Is the gravitational pull of Sun on moon greater than the gravitational pull that Earth has over moon?
It is a true statement.That seems a rather counterintuitive statement. Doesn't the Moon rotating around the Earth imply that that interaction is the dominant force?
Then why is moon not ripped away from Earth...It is a true statement.
If we ignore the Sun and consider the Earth and moon in isolation, the moon clearly orbits the Earth. Both are pulled by the Sun with roughly the same force, so this is a reasonable way of looking at the situation.
But if you plot the path of the moon around the sun, the path is always concave toward the Sun and is not always concave toward the Earth.

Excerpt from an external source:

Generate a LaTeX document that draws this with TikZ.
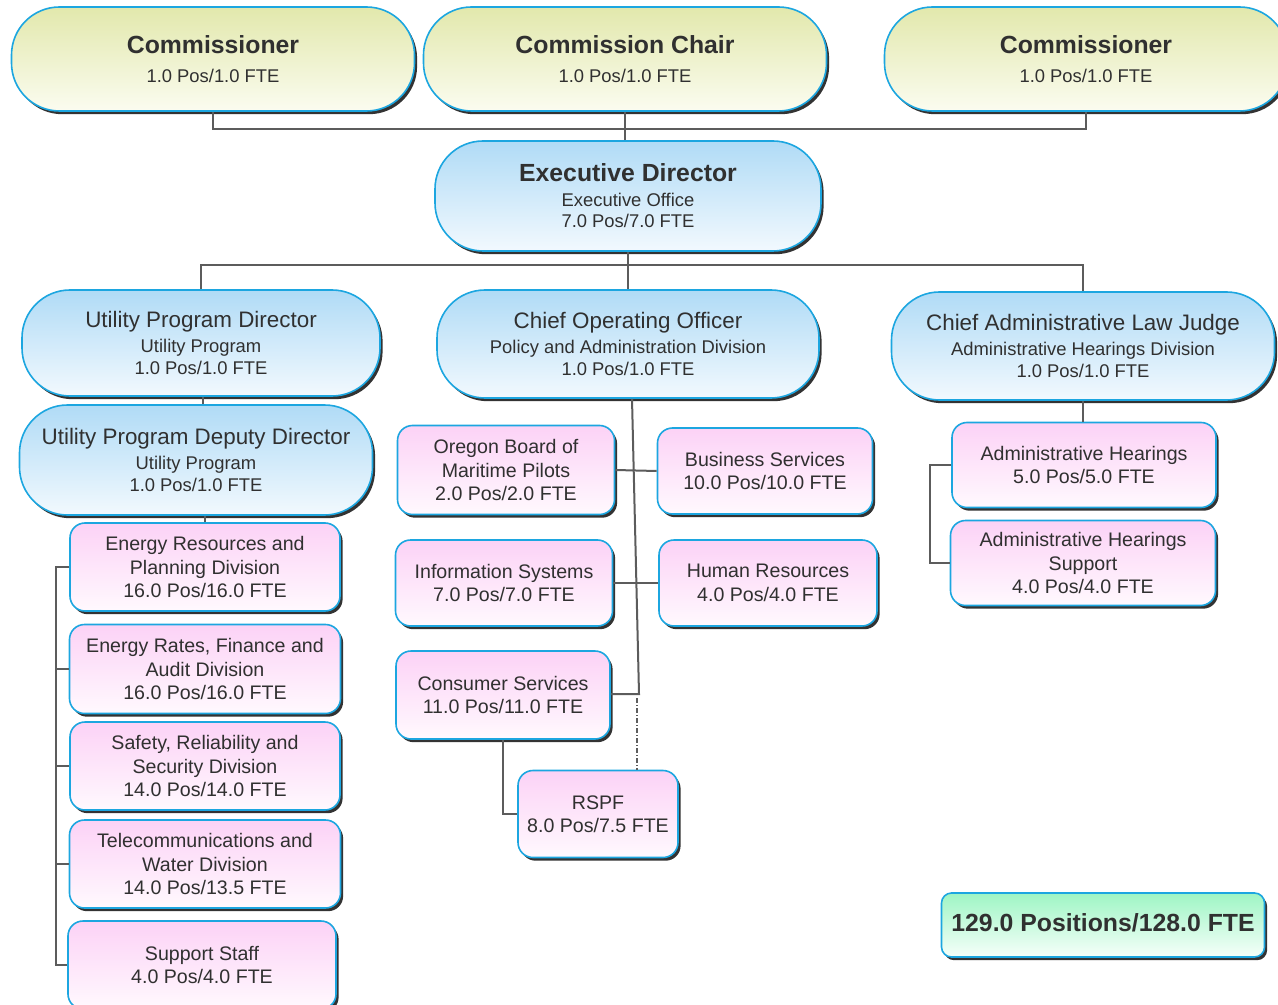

Or you could do it the hard way. Look up the mass of the Sun, the mass of the Earth, the sun to earth distance and the sun to moon distance. Do the inverse square calculation and see which is larger.
Edit: I just looked up the relevant figures. The sun wins by a factor of roughly 333,000 on mass. The Earth wins by a factor of roughly 152,000 on r2. Net is a 2 to 1 win for the Sun over the Earth. That matches what I Googled up earlier and what my teachers told me half a century ago.

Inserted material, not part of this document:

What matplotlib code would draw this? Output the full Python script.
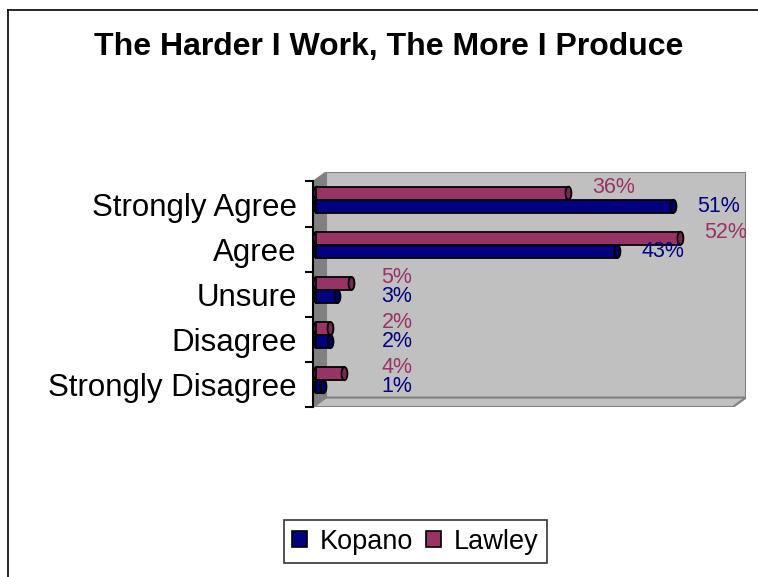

Both the Earth and the Moon are accelerated towards the Sun at approximately the same rate. They are in "free fall" around the Sun. In such a case, the Earth's gravity keeps the Moon orbiting around it while both of them orbit the Sun.
As already pointed out both the Earth and Moon are being pulled on by the Sun by pretty much the same amount. I say "pretty much" because at Full moon, the Moon is slightly further from the Sun than the Earth is and during the new moon is is slightly closer. This produces a small difference in the gravitational accleration on them caused by the Sun. This has the tendency to "stretch" the Moon's orbit along the Earth-Sun line. This is much like the effect the sun has on Earth's ocean tides, So we can say that the Sun has a tidal effect on the Moon's orbit. Unlike straight gravitational pull, tidal forces fall off by the cube of distance rather than by the square of the distance. (this is why, even though the Moon's gravitational pull on the Earth is much weaker than the Sun's, its tidal effect is larger. It is 1/400 the distance from the Earth than the Sun is.)